The PO file will be named after the locale you are translating for. This is usually just the ISO language code (e.g. ga, nl), but sometimes includes the country code too (e.g. pt_BR, zh_TW). So, for a Galician translation, the PO file will be gl.po

We start with a blank ‘PO Template’ called alexandria.pot (generated from the latest program sources). Grab the current version here: http://www.gnostai.org/tmp/alexandria-0.6.2/alexandria.pot You can just rename it to gl.po and start working on it.

Actually, you should generate it from the latest SVN (cd po && make alexandria.pot), but this is good enough for now.

There are a couple of programs available to help you work with the PO file:
  • If you use GNU Emacs, there is po-mode (optionally installed as part of GNU gettext-tools). This is slightly complicated, but powerful.
  • For GNOME, there is Gtranslator which seems quite easy to use.
  • For KDE, KBabel is the commonly used program.

Translating for Alexandria

For each msgid in the PO file you enter a translated msgstr. You save the modified PO file, and test it with a development version of Alexandria. (See “Getting Started with Alexandria Development” http://www.gnostai.org/journal/2007/12/28/getting-started-with-alexandria-development/ for more information.)

Then, from the SVN checkout of alexandria, run these commands:

    sudo rake install
    LANG=ga_IE alexandria

In any case, you can do a lot of translation even before setting up your test environment. When your translation is done (or partially done) send the PO file to Cathal Mc Ginley, who will integrate it.
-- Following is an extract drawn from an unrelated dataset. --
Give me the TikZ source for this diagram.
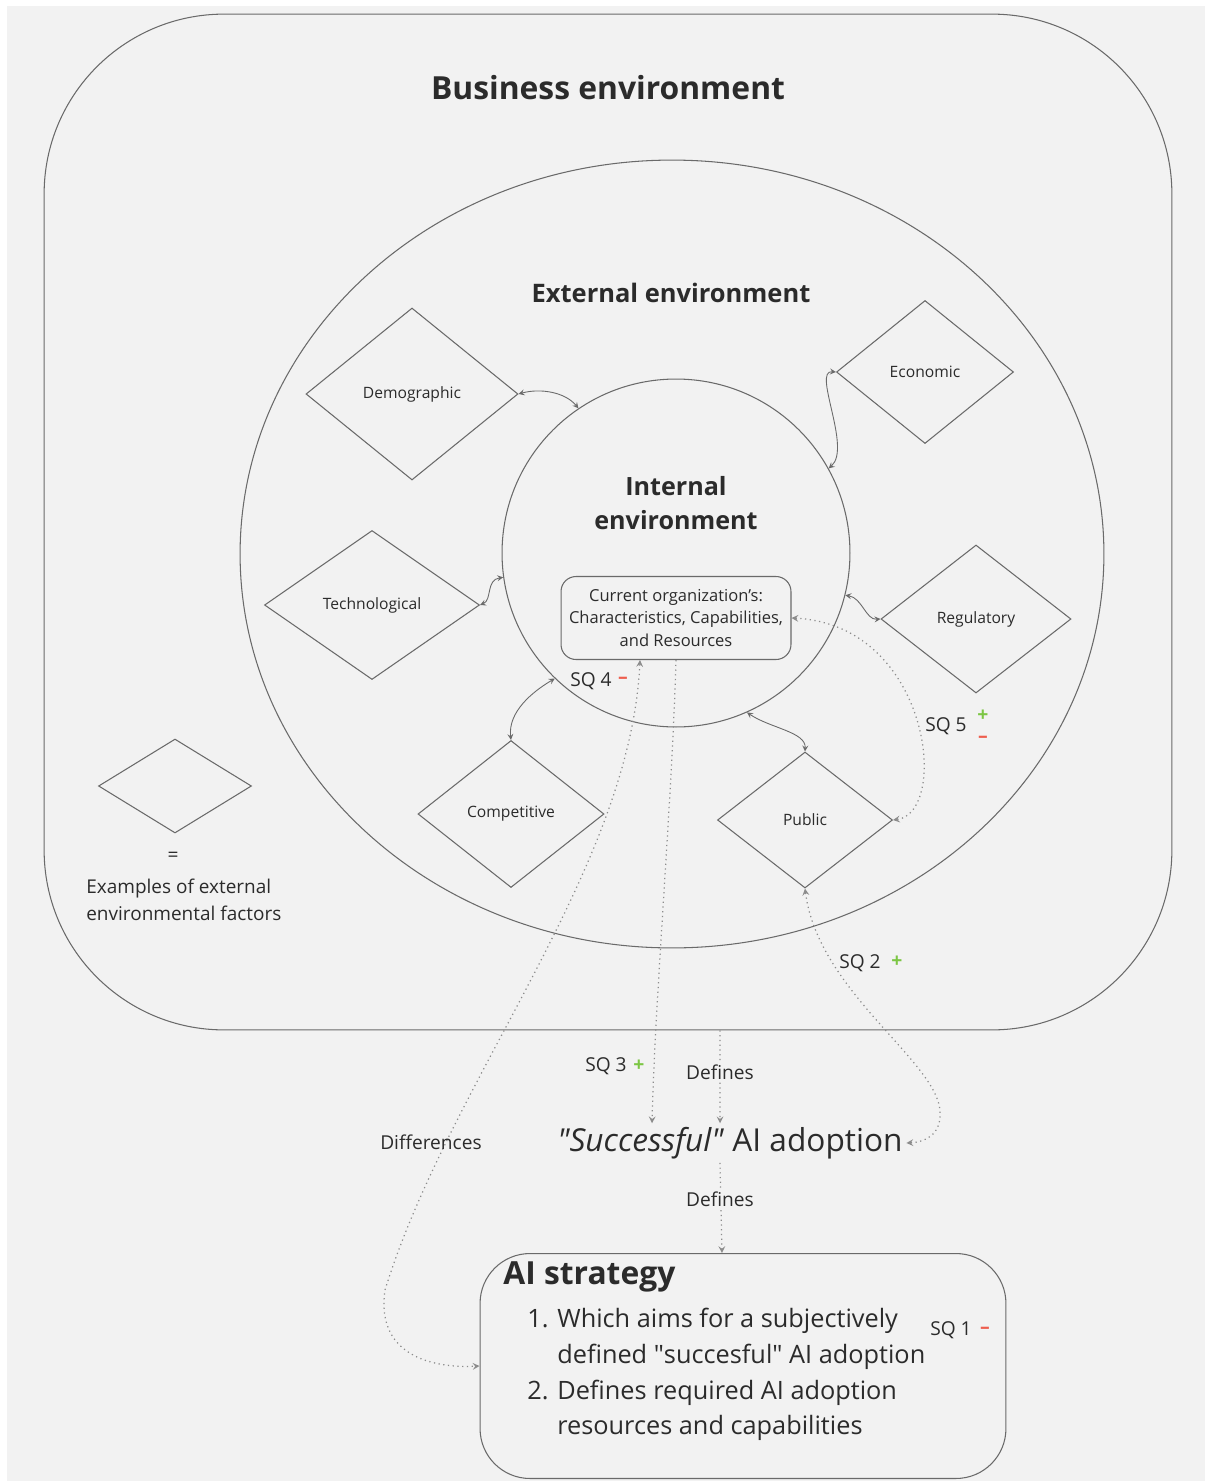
\documentclass[tikz,border=0pt]{standalone}
\usepackage{fontspec}
\setmainfont{Open Sans}
\usetikzlibrary{shapes.geometric}
\definecolor{bg}{HTML}{F2F2F2}
\definecolor{ink}{HTML}{2B2B2B}
\definecolor{edge}{HTML}{6A6A6A}
\definecolor{dots}{HTML}{8C8C8C}
\definecolor{sqgreen}{HTML}{7CC644}
\definecolor{sqred}{HTML}{EE5E4E}
\begin{document}
\begin{tikzpicture}[>=stealth,x=0.02cm,y=-0.02cm,
  outline/.style={draw=edge,line width=0.6pt,inner sep=0pt},
  factor/.style={diamond,draw=edge,line width=0.6pt,inner sep=0pt,aspect=1,text=ink,font=\fontsize{8.9}{10}\selectfont},
  tie/.style={<->,draw=edge,line width=0.5pt},
  hint/.style={draw=dots,line width=0.7pt,dotted},
  lbl/.style={text=ink,inner sep=1pt,font=\fontsize{10.9}{13}\selectfont},
  sign/.style={inner sep=0pt,font=\bfseries\fontsize{11}{13}\selectfont},
  title/.style={text=ink,inner sep=0pt,font=\bfseries\fontsize{18.1}{22}\selectfont}]
% 画布
\useasboundingbox (0,0) rectangle (1205,1481);
\fill[bg] (7,6) rectangle (1205,1481);
% 环境
\node[outline,rounded corners=3.6cm,minimum width=22.56cm,minimum height=20.32cm] (biz) at (608,522) {};
\node[title] (biztitle) at (608,88) {Business environment};
\node[outline,ellipse,minimum width=17.28cm,minimum height=15.76cm] (ext) at (672,554) {};
\node[title,font=\bfseries\fontsize{14.5}{20}\selectfont] (exttitle) at (671,293) {External environment};
\node[outline,circle,minimum size=6.96cm] (int) at (676,553) {};
\node[title,align=center,font=\bfseries\fontsize{14.3}{19.8}\selectfont] (inttitle) at (676,503) {Internal\\environment};
\node[outline,rounded corners=0.3cm,minimum width=4.6cm,minimum height=1.66cm,align=center,text=ink,font=\fontsize{9.4}{13}\selectfont] (org) at (676,618) {Current organization's:\\Characteristics, Capabilities,\\and Resources};
% 外部因素
\foreach \n/\x/\y/\w/\h/\t in {demo/412/394/212/172/Demographic, econ/925/372/177/143/Economic, tech/372/605/215/149/Technological, reg/976/619/190/148/Regulatory, comp/511/814/186/147/Competitive, pub/805/820/175/136/Public}
  \node[factor,minimum width=\w*0.02cm,minimum height=\h*0.02cm] (\n) at (\x,\y) {\t};
\draw[tie] (demo.east) .. controls (540,388) and (565,392) .. (int.124);
\draw[tie] (econ.west) .. controls (812,370) and (852,448) .. (int.29);
\draw[tie] (tech.east) .. controls (492,600) and (486,580) .. (int.188);
\draw[tie] (reg.west) .. controls (866,620) and (862,598) .. (int.346);
\draw[tie] (comp.north) .. controls (508,712) and (532,692) .. (int.226);
\draw[tie] (pub.north) .. controls (806,732) and (770,728) .. (int.294);
% 图例
\node[factor,minimum width=3.06cm,minimum height=1.88cm] (key) at (175,786) {};
\node[lbl] (keyeq) at (173,857) {=};
\node[lbl,inner sep=0pt,anchor=west,align=left,font=\fontsize{10.8}{15.3}\selectfont] (keytext) at (86,900) {Examples of external\\environmental factors};
% 结果
\node[text=ink,inner sep=2pt,font=\fontsize{18}{22}\selectfont] (succ) at (730,1143) {\textit{\textquotedbl Successful\textquotedbl} AI adoption};
\node[outline,rounded corners=1cm,minimum width=10.52cm,minimum height=4.5cm] (ai) at (743,1366) {};
\node[title,anchor=west] (aititle) at (503,1277) {AI strategy};
\node[anchor=north west,inner sep=0pt,text=ink,font=\fontsize{14.4}{20.4}\selectfont] (ailist) at (527,1302) {\begin{tabular}{@{}r@{\hspace{5pt}}l@{}}1.&Which aims for a subjectively\\&defined \textquotedbl succesful\textquotedbl{} AI adoption\\2.&Defines required AI adoption\\&resources and capabilities\end{tabular}};
% 虚线
\draw[hint,<->] (pub.east) .. controls (950,812) and (930,625) .. (org.east);
\draw[hint,<->] ([xshift=-0.72cm]org.south) .. controls (630,870) and (450,1080) .. (385,1290) .. controls (375,1360) and (440,1368) .. (ai.west);
\draw[hint,->] (org.south) .. controls (672,800) and (655,1000) .. ([xshift=-1.56cm]succ.north);
\draw[hint,->] ([xshift=2.24cm]biz.south) -- ([xshift=-0.2cm]succ.north);
\draw[hint,->] ([xshift=-0.2cm]succ.south) -- ([xshift=-0.42cm]ai.north);
\draw[hint,<->] (pub.south) .. controls (818,990) and (935,1060) .. (940,1110) .. controls (942,1135) and (925,1142) .. (succ.east);
% 标签
\node[lbl] (sq4) at (591,681) {SQ 4};
\node[sign,text=sqred] (sq4m) at (623,680) {--};
\node[lbl] (sq5) at (946,726) {SQ 5};
\node[sign,text=sqgreen] (sq5p) at (983,716) {+};
\node[sign,text=sqred] (sq5m) at (983,739) {--};
\node[lbl] (sq2) at (860,963) {SQ 2};
\node[sign,text=sqgreen] (sq2p) at (897,962) {+};
\node[lbl] (sq3) at (606,1066) {SQ 3};
\node[sign,text=sqgreen] (sq3p) at (639,1066) {+};
\node[lbl] (sq1) at (951,1330) {SQ 1};
\node[sign,text=sqred] (sq1m) at (985,1330) {--};
\node[lbl,fill=bg] (def1) at (720,1072) {Defines};
\node[lbl,fill=bg] (def2) at (720,1199) {Defines};
\node[lbl] (diff) at (431,1142) {Differences};
\end{tikzpicture}
\end{document}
Translating comptuter-style phrases can be a real pain: the sort of technical language and very terse style can be very hard to deal with in non-English languages. You might look at other free software which is already translated into your language, that might give you an idea of how some common terminology is used. (In the future, hopefully we can change the language of the user-interface to make it easier to translate.)